Thursday, January 01, 2009

MSNBOT Crawled Thru Javascript!

Today I caught MSNBOT-MEDIA crawling thousands of links that were only accessible thru javascript.

These links were only intended for human use, only accessible via javascript, therefore never added to robots.txt...

... until today

Here's the MSNBOT specifics used for this crawl:

65.55.235.202 "GET /feedback.html?id=1010101234 HTTP/1.0"
"msnbot-media/1.0 (+http://search.msn.com/msnbot.htm)"
I have a page used for site feedback for various page elements and each link on the page has an OnClick command like this:
a href="#" OnClick="OpenFeedback(1010101234)
Elsewhere in the code is the actual function:
function OpenFeedback(id) {
window.open('feedback.html?id=' + id,.....')
}
MSNBOT appears to have assembled it together and was crawling thousands of links such as "/feedback.html?id=1010101234" and so on, page after page.

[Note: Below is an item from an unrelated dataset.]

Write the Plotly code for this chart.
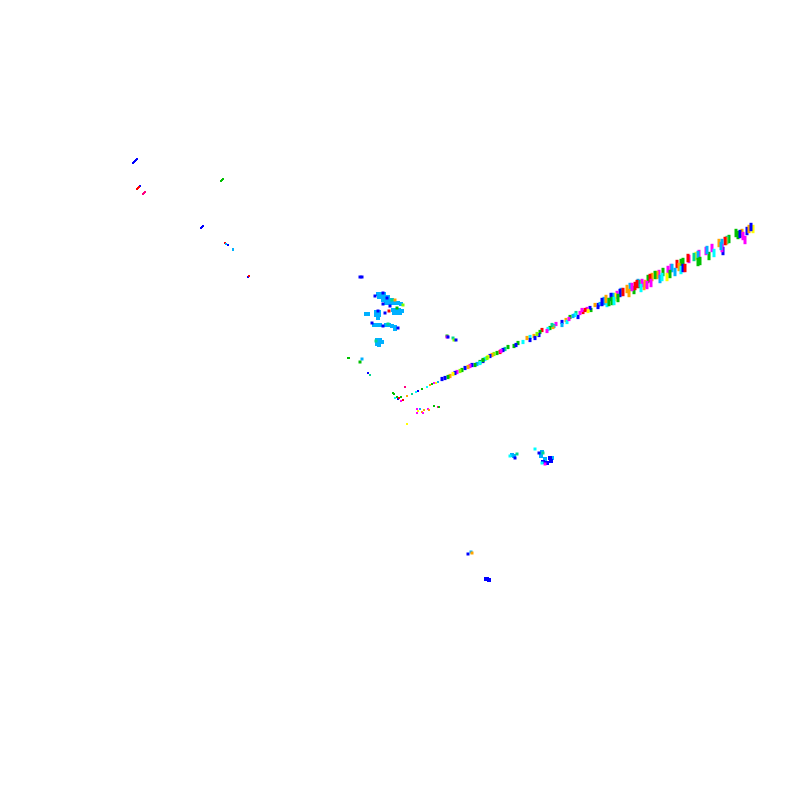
import plotly.graph_objects as go

# class -> colour
class_colors = {
    "red": "#ff0000", "pink": "#ff0080", "orange": "#ffa500", "yellow": "#ffff00",
    "lime": "#80ff00", "green": "#00c000", "spring": "#00d890", "cyan": "#00ffff",
    "azure": "#00b0ff", "blue": "#0000ff", "magenta": "#ff00ff",
}

# outer part of the ray: x, y, class
ray_far = [
    (738,235,"green"),(736,233,"green"),(742,233,"orange"),(740,234,"blue"),(745,240,"magenta"),(743,236,"magenta"),
    (747,231,"blue"),(749,229,"orange"),(753,229,"yellow"),(751,227,"blue"),
    (729,239,"green"),(727,240,"spring"),(726,241,"orange"),(725,241,"red"),(719,243,"orange"),(722,243,"azure"),
    (723,251,"blue"),(722,248,"magenta"),(721,246,"azure"),(712,248,"magenta"),(714,253,"cyan"),(709,256,"green"),(706,251,"magenta"),(707,250,"azure"),
    (699,254,"magenta"),(696,256,"yellow"),(698,255,"azure"),(694,257,"spring"),(700,261,"green"),(698,262,"green"),
    (689,259,"magenta"),(688,258,"red"),(683,262,"green"),(681,263,"green"),(677,264,"red"),
    (679,267,"orange"),(681,270,"cyan"),(683,268,"blue"),(685,268,"red"),
    (671,268,"magenta"),(675,272,"azure"),(672,268,"azure"),(668,270,"magenta"),(667,277,"yellow"),(670,274,"green"),
    (663,272,"green"),(659,274,"magenta"),(657,275,"orange"),(655,275,"green"),(660,279,"azure"),(662,277,"cyan"),
    (652,277,"orange"),(648,279,"green"),(650,278,"red"),(651,283,"magenta"),
    (644,286,"orange"),(645,284,"orange"),(642,283,"magenta"),(639,284,"green"),(641,288,"cyan"),(638,283,"azure"),
    (637,284,"red"),(647,285,"magenta"),(634,290,"green"),(635,286,"red"),(630,287,"azure"),(632,287,"magenta"),
    (627,289,"orange"),(629,293,"orange"),(621,292,"azure"),(620,293,"blue"),(623,292,"red"),
    (617,295,"magenta"),(615,297,"yellow"),(618,298,"green"),(613,297,"azure"),(611,297,"blue"),
    (612,301,"green"),(607,303,"cyan"),(604,301,"azure"),(602,302,"blue"),(606,299,"orange"),
    (609,302,"green"),(614,301,"cyan"),
]

# middle part of the ray
ray_mid = [
    (608,300,"azure"),(607,303,"cyan"),(603,302,"blue"),(598,305,"blue"),(600,304,"azure"),(598,307,"blue"),(595,305,"orange"),
    (591,310,"green"),(590,308,"blue"),(587,309,"magenta"),(588,311,"yellow"),(585,310,"red"),(583,312,"red"),(580,313,"magenta"),
    (582,310,"magenta"),(578,317,"blue"),(576,313,"spring"),(575,315,"cyan"),(573,316,"azure"),(570,317,"green"),(566,320,"orange"),(567,322,"cyan"),
    (569,319,"magenta"),(562,322,"blue"),(562,325,"azure"),(556,324,"magenta"),(554,326,"azure"),(553,327,"orange"),(552,325,"spring"),(550,328,"green"),
    (548,329,"cyan"),(547,331,"magenta"),(542,330,"red"),(540,332,"green"),(539,335,"blue"),(534,336,"orange"),(535,338,"blue"),
    (537,334,"lime"),(530,337,"cyan"),(530,340,"blue"),(527,338,"orange"),(523,342,"cyan"),(518,343,"green"),
    (514,346,"green"),(516,345,"blue"),(508,347,"green"),(505,349,"spring"),(503,350,"blue"),(500,352,"red"),(501,351,"magenta"),
    (497,353,"green"),(494,354,"lime"),(492,355,"orange"),(490,356,"blue"),(488,357,"yellow"),(485,359,"cyan"),(483,361,"blue"),
    (480,362,"green"),(487,358,"lime"),(483,360,"green"),(480,363,"cyan"),(477,364,"azure"),(475,365,"green"),(472,365,"blue"),
    (470,366,"magenta"),(468,367,"orange"),(465,368,"blue"),(462,370,"green"),(460,371,"lime"),(457,372,"magenta"),(455,373,"blue"),(453,374,"yellow"),
    (450,376,"orange"),(448,377,"green"),(445,378,"blue"),(442,379,"blue"),
]

# inner part of the ray and the scattered specks around its root
ray_near = [
    (438,382,"azure"),(436,383,"yellow"),(434,383,"magenta"),(432,384,"green"),
    (430,385,"orange"),(427,387,"cyan"),(422,389,"green"),(418,391,"blue"),(416,392,"cyan"),
    (412,394,"spring"),(407,396,"orange"),(405,387,"pink"),(393,393,"green"),(394,394,"green"),
    (397,397,"green"),(395,398,"cyan"),(398,399,"blue"),(399,398,"red"),(401,397,"green"),
    (401,401,"magenta"),(403,400,"red"),(417,409,"magenta"),(417,413,"magenta"),(418,411,"yellow"),
    (420,409,"azure"),(422,412,"orange"),(423,413,"magenta"),(424,410,"orange"),(428,409,"magenta"),
    (429,410,"orange"),(434,406,"green"),(438,407,"pink"),(439,407,"green"),(407,424,"yellow"),
    (368,373,"blue"),(370,375,"spring"),(349,358,"green"),(348,358,"green"),
]

# compact blobs
blobs = [
    (378,294,"azure"),(381,294,"azure"),(384,294,"azure"),(379,297,"azure"),(382,297,"azure"),(385,297,"azure"),
    (388,297,"azure"),(383,300,"azure"),(386,300,"azure"),(389,300,"azure"),(392,300,"azure"),(386,303,"azure"),
    (389,303,"azure"),(392,303,"azure"),(395,303,"azure"),(398,303,"azure"),(401,304,"azure"),
    (393,310,"azure"),(396,310,"azure"),(399,310,"azure"),(402,311,"azure"),(394,313,"azure"),(397,313,"azure"),(400,313,"azure"),
    (376,312,"azure"),(379,312,"azure"),(376,315,"azure"),(379,315,"azure"),(378,318,"azure"),
    (368,314,"azure"),(366,314,"azure"),
    (374,325,"azure"),(377,325,"azure"),(380,325,"azure"),(386,325,"azure"),(389,325,"azure"),(392,326,"azure"),(395,327,"azure"),(395,329,"azure"),
    (377,340,"azure"),(380,340,"azure"),(379,343,"azure"),(382,342,"azure"),(377,344,"azure"),(379,345,"azure"),
    (512,455,"azure"),(514,456,"azure"),(542,452,"azure"),(541,456,"azure"),(545,459,"azure"),(552,458,"azure"),
    (543,462,"blue"),(547,463,"blue"),(550,458,"blue"),(551,461,"blue"),(487,579,"blue"),(489,580,"blue"),(486,579,"blue"),
]

# small accents on top of the blobs
accents = [
    (362,277,"blue"),(360,277,"blue"),(375,296,"blue"),(383,293,"blue"),(387,298,"blue"),(383,304,"blue"),(390,306,"blue"),
    (392,300,"spring"),(395,300,"orange"),(403,305,"lime"),(397,308,"green"),(389,311,"red"),(385,313,"blue"),(378,311,"blue"),
    (383,326,"blue"),(372,323,"blue"),(398,328,"blue"),(388,324,"spring"),(376,341,"spring"),
    (362,359,"azure"),(360,362,"green"),
    (447,336,"green"),(447,337,"magenta"),(448,337,"blue"),(453,338,"spring"),(454,340,"lime"),(456,340,"blue"),
    (510,456,"cyan"),(517,454,"spring"),(515,458,"blue"),(535,449,"cyan"),(539,453,"blue"),(543,453,"spring"),
    (545,464,"magenta"),(542,463,"cyan"),
    (468,554,"blue"),(471,552,"azure"),(472,553,"orange"),
]

# short diagonal ticks at the upper left
ticks = [
    (133,163,"blue"),(134,162,"blue"),(135,161,"blue"),(136,160,"blue"),(137,159,"blue"),(140,186,"blue"),
    (137,189,"red"),(138,188,"red"),(139,187,"red"),
    (143,194,"pink"),(144,193,"pink"),(145,192,"pink"),(221,181,"green"),(222,180,"green"),(223,179,"green"),
    (201,228,"blue"),(202,227,"blue"),(203,226,"blue"),
    (225,243,"red"),(226,244,"azure"),(228,245,"blue"),(233,250,"azure"),(233,249,"azure"),(248,277,"blue"),(249,276,"red"),
]

fig = go.Figure()


def add(points, symbol, size, line_width=0):
    xs = [p[0] for p in points]
    ys = [p[1] for p in points]
    colors = [class_colors[p[2]] for p in points]
    fig.add_trace(go.Scatter(
        x=xs, y=ys, mode="markers", hoverinfo="skip",
        marker=dict(symbol=symbol, size=size, color=colors,
                    line=dict(width=line_width, color=colors)),
    ))


add(blobs, "square", 4)
add(accents, "square", 3)
add(ticks, "square", 2)
add(ray_near, "square", 2)
add(ray_mid, "line-ns", 3, line_width=3)
add(ray_far, "line-ns", 6, line_width=3)

fig.update_layout(
    width=800, height=800, margin=dict(l=0, r=0, t=0, b=0),
    showlegend=False, paper_bgcolor="white", plot_bgcolor="white",
    xaxis=dict(range=[8, 808], visible=False),
    yaxis=dict(range=[808, 8], visible=False),
)
fig.write_html("out.html")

I have no clue if this was a handjob done just for the site in question or some new pet project testing their ability to crawl javascript, but the game has definitely changed.

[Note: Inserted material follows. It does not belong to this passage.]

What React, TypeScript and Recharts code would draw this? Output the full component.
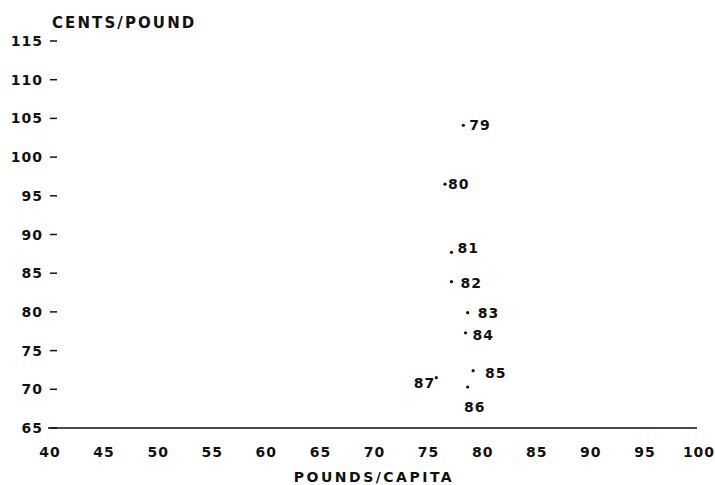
import { ScatterChart, Scatter, XAxis, YAxis, Label } from 'recharts'

const years = ['79', '80', '81', '82', '83', '84', '85', '86', '87']
const poundsPerCapita = [78.4, 76.7, 77.3, 77.3, 78.8, 78.6, 79.3, 78.8, 75.9]
const centsPerPound = [104.1, 96.5, 87.7, 83.9, 79.9, 77.3, 72.4, 70.3, 71.5]

const xTicks = [40, 45, 50, 55, 60, 65, 70, 75, 80, 85, 90, 95, 100]
const yTicks = [65, 70, 75, 80, 85, 90, 95, 100, 105, 110, 115]

// where each year's label sits relative to its dot
const labelPlacement: Record<string, { dx: number; dy: number; anchor: 'start' | 'middle' | 'end' }> = {
  '79': { dx: 6, dy: 0, anchor: 'start' },
  '80': { dx: 3, dy: 0, anchor: 'start' },
  '81': { dx: 6, dy: -4, anchor: 'start' },
  '82': { dx: 9, dy: 1, anchor: 'start' },
  '83': { dx: 10, dy: 0, anchor: 'start' },
  '84': { dx: 7, dy: 2, anchor: 'start' },
  '85': { dx: 12, dy: 2, anchor: 'start' },
  '86': { dx: 7, dy: 20, anchor: 'middle' },
  '87': { dx: -1, dy: 5, anchor: 'end' },
}

const points = years.map((year, i) => ({
  year,
  pounds: poundsPerCapita[i],
  cents: centsPerPound[i],
}))

const FONT = '"DejaVu Sans", sans-serif'
const INK = '#111'

const textStyle = {
  fontFamily: FONT,
  fontWeight: 700,
  fontSize: 14,
  letterSpacing: 1,
  fill: INK,
}

function YTick(props: any) {
  const { x, y, payload } = props
  return (
    <g>
      <text x={x} y={y} textAnchor="end" dominantBaseline="central" style={textStyle}>
        {payload.value}
      </text>
      <line x1={x + 7} x2={x + 14} y1={y} y2={y} stroke={INK} strokeWidth={1.5} />
    </g>
  )
}

function XTick(props: any) {
  const { x, y, payload } = props
  return (
    <text x={x + 2} y={y} textAnchor="middle" dominantBaseline="central" style={textStyle}>
      {payload.value}
    </text>
  )
}

function YearDot(props: any) {
  const { cx, cy, payload } = props
  const place = labelPlacement[payload.year]
  return (
    <g>
      <circle cx={cx} cy={cy} r={1.6} fill={INK} />
      <text
        x={cx + place.dx}
        y={cy + place.dy}
        textAnchor={place.anchor}
        dominantBaseline="central"
        style={textStyle}
      >
        {payload.year}
      </text>
    </g>
  )
}

export default function App() {
  return (
    <div style={{ position: 'absolute', left: 0, top: 0, width: 715, height: 485, background: '#fff' }}>
      <ScatterChart width={715} height={485} margin={{ top: 41, right: 18, bottom: 0, left: 0 }}>
        <XAxis
          type="number"
          dataKey="pounds"
          domain={[40, 100]}
          ticks={xTicks}
          interval={0}
          height={57}
          tickSize={0}
          tickMargin={24}
          tickLine={false}
          axisLine={{ stroke: INK, strokeWidth: 1.5 }}
          tick={<XTick />}
        >
          <Label
            content={() => (
              <text x={374} y={477} textAnchor="middle" dominantBaseline="central" style={{ ...textStyle, fontSize: 14, letterSpacing: 2.5 }}>
                POUNDS/CAPITA
              </text>
            )}
          />
        </XAxis>
        <YAxis
          type="number"
          dataKey="cents"
          domain={[65, 115]}
          ticks={yTicks}
          interval={0}
          width={48}
          tickSize={0}
          tickMargin={5}
          tickLine={false}
          axisLine={false}
          tick={<YTick />}
        >
          <Label
            content={() => (
              <text x={52} y={23} textAnchor="start" dominantBaseline="central" style={{ ...textStyle, fontSize: 15, letterSpacing: 2.1 }}>
                CENTS/POUND
              </text>
            )}
          />
        </YAxis>
        <Scatter data={points} shape={<YearDot />} isAnimationActive={false} />
      </ScatterChart>
    </div>
  )
}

To put it bluntly, javascript itself is no longer sufficient to curtail crawlers on the web, at least not simple javascript.

7 comments:

Anonymous said...

I trust that it passed the reverse dns lookup script that you have set up? Are you able to see the links in microsoft's webmaster central yet?

Anonymous said...

Wow...I was quite surprised to see this happening. Please keep the thread up to date if you start seeing those in webmaster central! You got a Sphinn from me mate.

Anonymous said...

Bots are getting smarter, there's no doubt about that. Every time I look at my logs it seems like they've learnt at least one new trick.

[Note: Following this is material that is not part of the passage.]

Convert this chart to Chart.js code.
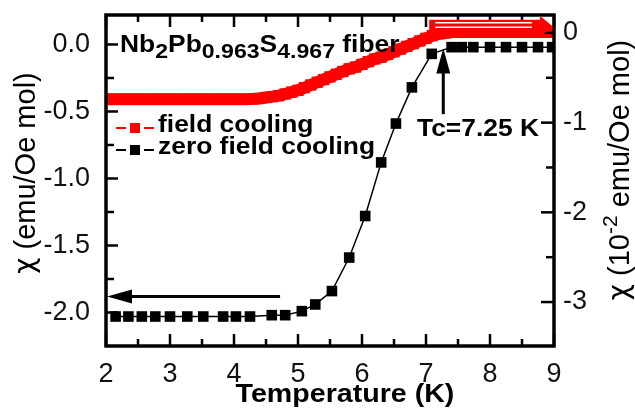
<!DOCTYPE html>
<html>
<head>
<meta charset="utf-8">
<script src="https://cdn.jsdelivr.net/npm/chart.js@4.4.0/dist/chart.umd.min.js"></script>
<style>
  html, body { margin: 0; padding: 0; background: #fff; }
  #wrap { width: 635px; height: 409px; }
</style>
</head>
<body>
<div id="wrap"><canvas id="chart" width="635" height="409"></canvas></div>
<script>
// Zero field cooling (left axis, emu/Oe mol)
const zfcTemp = [2.15, 2.35, 2.56, 2.77, 3.0, 3.27, 3.52, 3.83, 4.03, 4.25, 4.59, 4.8, 5.06, 5.27,
                 5.53, 5.8, 6.05, 6.3, 6.53, 6.78, 7.09, 7.4, 7.56, 7.74, 8.0, 8.25, 8.5, 8.75, 8.97];
const zfcChi = [-2.03, -2.03, -2.03, -2.03, -2.03, -2.03, -2.03, -2.03, -2.03, -2.03, -2.02, -2.02, -1.99, -1.94,
                -1.84, -1.59, -1.28, -0.88, -0.59, -0.32, -0.07, -0.02, -0.02, -0.02, -0.02, -0.02, -0.02, -0.02, -0.02];

// Field cooling (right axis, 10^-2 emu/Oe mol)
const fcTemp = [2.0, 2.1, 2.2, 2.3, 2.4, 2.5, 2.6, 2.7, 2.8, 2.9, 3.0, 3.1, 3.2, 3.3, 3.4, 3.5, 3.6, 3.7, 3.8, 3.9,
                4.0, 4.1, 4.2, 4.3, 4.4, 4.5, 4.6, 4.7, 4.8, 4.9, 5.0, 5.1, 5.2, 5.3, 5.4, 5.5, 5.6, 5.7, 5.8, 5.9,
                6.0, 6.1, 6.2, 6.3, 6.4, 6.5, 6.6, 6.7, 6.8, 6.9, 7.0, 7.1, 7.2, 7.3, 7.4, 7.5, 7.6, 7.7, 7.8, 7.9,
                8.0, 8.1, 8.2, 8.3, 8.4, 8.5, 8.6, 8.7, 8.8, 8.9, 9.0];
const fcChi = [-0.74, -0.74, -0.74, -0.74, -0.74, -0.74, -0.74, -0.74, -0.74, -0.74, -0.74, -0.74, -0.74, -0.74, -0.74, -0.74, -0.74, -0.74, -0.74, -0.74,
               -0.74, -0.74, -0.74, -0.735, -0.73, -0.72, -0.71, -0.70, -0.68, -0.66, -0.64, -0.61, -0.58, -0.55, -0.52, -0.49, -0.46, -0.43, -0.40, -0.38,
               -0.35, -0.32, -0.29, -0.27, -0.24, -0.21, -0.18, -0.15, -0.12, -0.09, -0.06, -0.03, -0.01, 0.0, 0.01, 0.01, 0.01, 0.01, 0.01, 0.01,
               0.01, 0.01, 0.01, 0.01, 0.01, 0.01, 0.01, 0.01, 0.01, 0.01, 0.01];

const xTicks = [2, 3, 4, 5, 6, 7, 8, 9];
const leftTicks = [-2.0, -1.5, -1.0, -0.5, 0.0];
const rightTicks = [-3, -2, -1, 0];

const FONT = '"Liberation Sans", Arial, sans-serif';
const CHI_FONT = '"DejaVu Sans", sans-serif';

// text squeezed/stretched horizontally like the original figure
function drawText(ctx, str, x, y, font, sx) {
    ctx.save();
    ctx.translate(x, y);
    ctx.scale(sx, 1);
    ctx.font = font;
    ctx.fillText(str, 0, 0);
    ctx.restore();
    ctx.font = font;
    return ctx.measureText(str).width * sx;
}

function arrowHead(ctx, tx, ty, bx1, by1, bx2, by2) {
    ctx.beginPath();
    ctx.moveTo(tx, ty);
    ctx.lineTo(bx1, by1);
    ctx.lineTo(bx2, by2);
    ctx.closePath();
    ctx.fill();
}

// rotated axis title made of [text, font, yOffset] parts, centred at (cx, cy)
function rotatedTitle(ctx, parts, cx, cy) {
    ctx.save();
    ctx.translate(cx, cy);
    ctx.rotate(-Math.PI / 2);
    ctx.textBaseline = 'middle';
    ctx.textAlign = 'left';
    let total = 0;
    parts.forEach(p => { ctx.font = p[1]; total += ctx.measureText(p[0]).width; });
    let x = -total / 2;
    parts.forEach(p => {
        ctx.font = p[1];
        ctx.fillText(p[0], x, p[2]);
        x += ctx.measureText(p[0]).width;
    });
    ctx.restore();
}

const decorPlugin = {
    id: 'decor',
    afterDatasetsDraw(chart) {
        const ctx = chart.ctx;
        const a = chart.chartArea;
        const sx = chart.scales.x, sy = chart.scales.y, sy2 = chart.scales.y2;
        ctx.save();
        ctx.strokeStyle = '#000';
        ctx.fillStyle = '#000';

        // inward ticks
        ctx.lineWidth = 2.5;
        const tick = (x1, y1, x2, y2) => { ctx.beginPath(); ctx.moveTo(x1, y1); ctx.lineTo(x2, y2); ctx.stroke(); };
        xTicks.forEach((v, i) => {
            const px = sx.getPixelForValue(v);
            tick(px, a.bottom, px, a.bottom - 12);
            tick(px, a.top, px, a.top + 12);
            if (i < xTicks.length - 1) {
                const pm = sx.getPixelForValue(v + 0.5);
                tick(pm, a.bottom, pm, a.bottom - 7);
                tick(pm, a.top, pm, a.top + 7);
            }
        });
        leftTicks.forEach(v => {
            const py = sy.getPixelForValue(v);
            tick(a.left, py, a.left + 12, py);
            const pm = sy.getPixelForValue(v - 0.25);
            if (pm < a.bottom) tick(a.left, pm, a.left + 8, pm);
        });
        rightTicks.forEach(v => {
            const py = sy2.getPixelForValue(v);
            tick(a.right, py, a.right - 13, py);
            const pm = sy2.getPixelForValue(v - 0.5);
            if (pm < a.bottom) tick(a.right, pm, a.right - 8, pm);
        });

        // frame
        ctx.lineWidth = 3.5;
        ctx.strokeRect(a.left, a.top, a.right - a.left, a.bottom - a.top);

        // black arrow pointing to left axis
        const yb = sy.getPixelForValue(-1.88);
        const xb0 = sx.getPixelForValue(2.0) + 1;
        const xb1 = sx.getPixelForValue(4.72);
        ctx.lineWidth = 3;
        tick(xb0 + 20, yb, xb1, yb);
        arrowHead(ctx, xb0, yb, xb0 + 25, yb - 7, xb0 + 25, yb + 7);

        // Tc arrow
        const xt = sx.getPixelForValue(7.27);
        const yt0 = sy.getPixelForValue(-0.52);
        const yt1 = sy.getPixelForValue(-0.03);
        tick(xt, yt0, xt, yt1 + 20);
        arrowHead(ctx, xt, yt1, xt - 7, yt1 + 25, xt + 7, yt1 + 25);

        // red arrow pointing to right axis
        const yr = sy2.getPixelForValue(0.08);
        const xr0 = sx.getPixelForValue(7.05);
        const xr1 = sx.getPixelForValue(8.78);
        ctx.fillStyle = '#ff0000';
        ctx.fillRect(xr0, yr - 6, xr1 - xr0, 12);
        arrowHead(ctx, a.right - 1, yr + 1, xr1, yr - 10, xr1, yr + 11);
        ctx.strokeStyle = '#fff';
        ctx.lineWidth = 1.3;
        tick(xr0 + 6, yr - 3, xr1 - 8, yr - 3);
        tick(xr0 + 6, yr + 1.5, xr1 - 8, yr + 1.5);

        // texts
        ctx.fillStyle = '#000';
        ctx.textBaseline = 'alphabetic';
        ctx.textAlign = 'left';
        const segs = [['Nb', 0], ['2', 1], ['Pb', 0], ['0.963', 1], ['S', 0], ['4.967', 1], [' fiber', 0]];
        let tx = 120;
        segs.forEach(([s, sub]) => {
            tx += drawText(ctx, s, tx, sub ? 58 : 52, sub ? 'bold 21px ' + FONT : 'bold 24px ' + FONT, 1.1);
        });

        drawText(ctx, 'Tc=7.25 K', 417, 136, 'bold 24px ' + FONT, 1.1);

        // legend
        const rows = [128, 150];
        chart.data.datasets.forEach((ds, i) => {
            const y = rows[i];
            ctx.strokeStyle = ds.borderColor;
            ctx.fillStyle = ds.pointBackgroundColor;
            ctx.lineWidth = 2;
            tick(116, y, 126, y);
            tick(144, y, 154, y);
            ctx.fillRect(130, y - 5, 10, 10);
            ctx.fillStyle = '#000';
            drawText(ctx, ds.label, 158, y + 4, 'bold 24px ' + FONT, 1.1);
        });

        // x title
        ctx.textAlign = 'center';
        drawText(ctx, 'Temperature (K)', 345, 402, 'bold 26px ' + FONT, 1.1);

        // y titles
        rotatedTitle(ctx, [['\u03c7', '28px ' + CHI_FONT, 0], [' (emu/Oe mol)', '29px ' + FONT, 0]], 27, 173);
        rotatedTitle(ctx, [['\u03c7', '28px ' + CHI_FONT, 0], [' (10', '29px ' + FONT, 0], ['-2', '21px ' + FONT, -10],
                           [' emu/Oe mol)', '29px ' + FONT, 0]], 621, 170);

        ctx.restore();
    }
};

const tickFont = { family: FONT, size: 27 };
const noPad = s => { s.paddingTop = 0; s.paddingBottom = 0; s.paddingLeft = 0; s.paddingRight = 0; };

new Chart(document.getElementById('chart').getContext('2d'), {
    type: 'line',
    data: {
        datasets: [
            {
                label: 'field cooling',
                data: fcTemp.map((t, i) => ({ x: t, y: fcChi[i] })),
                yAxisID: 'y2',
                borderColor: '#ff0000',
                backgroundColor: '#ff0000',
                pointBackgroundColor: '#ff0000',
                pointBorderWidth: 0,
                borderWidth: 12,
                pointStyle: 'rect',
                pointRadius: 8,
                clip: 0,
                order: 2
            },
            {
                label: 'zero field cooling',
                data: zfcTemp.map((t, i) => ({ x: t, y: zfcChi[i] })),
                yAxisID: 'y',
                borderColor: '#000',
                backgroundColor: '#000',
                pointBackgroundColor: '#000',
                pointBorderWidth: 0,
                borderWidth: 1.5,
                pointStyle: 'rect',
                pointRadius: 7.5,
                clip: 0,
                order: 1
            }
        ]
    },
    options: {
        responsive: false,
        animation: false,
        devicePixelRatio: 1,
        layout: { padding: { top: 15, left: 0, right: 0, bottom: 0 } },
        plugins: { legend: { display: false }, tooltip: { enabled: false } },
        scales: {
            x: {
                type: 'linear',
                min: 2,
                max: 9,
                afterBuildTicks: s => { s.ticks = xTicks.map(v => ({ value: v })); },
                afterFit: s => { s.height = 63; noPad(s); },
                grid: { display: false, drawTicks: false },
                border: { display: false },
                ticks: { font: tickFont, color: '#111', padding: 12, autoSkip: false, maxRotation: 0, callback: v => String(v) }
            },
            y: {
                position: 'left',
                min: -2.25,
                max: 0.22,
                afterBuildTicks: s => { s.ticks = leftTicks.map(v => ({ value: v })); },
                afterFit: s => { s.width = 106; noPad(s); },
                grid: { display: false, drawTicks: false },
                border: { display: false },
                ticks: { font: tickFont, color: '#111', padding: 16, autoSkip: false, callback: v => v.toFixed(1) }
            },
            y2: {
                position: 'right',
                min: -3.49,
                max: 0.2,
                afterBuildTicks: s => { s.ticks = rightTicks.map(v => ({ value: v })); },
                afterFit: s => { s.width = 81; noPad(s); },
                grid: { display: false, drawTicks: false },
                border: { display: false },
                ticks: { font: tickFont, color: '#111', padding: 9, autoSkip: false, callback: v => String(v) }
            }
        }
    },
    plugins: [decorPlugin]
});
</script>
</body>
</html>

This is going to be big news for all those webmasters who've been using JS to hide links. And there must be loads, because before nofollow there weren't that many other options.

Anonymous said...

For the readers, as he didn't mention it - yes, that IP resolves to Microsoft Live Search.

Anonymous said...

From an SEO point of view this is a very interesting development that we have been watching. What about text in RSS feed’s being used as back links? This new development has opened all sorts of questions. One thing for certain is that Google and others are starting to crawl and index Flash a lot better with the use of image scanning software that can read the text on an image. Well spotted Bill. Will be keeping an eye on this post. Keep it up mush!!!

Berni said...

Well this is nothing new. I now and then get requests with Javascript shreds like
GET /self.location}
If the IP range is not in the scope of my target audience, it gets blocked.

Bradford Web Design said...

I have just caught MSNBOT at the same thing and googled what was going on and found your blog! Have you worked out a way to stop it yet?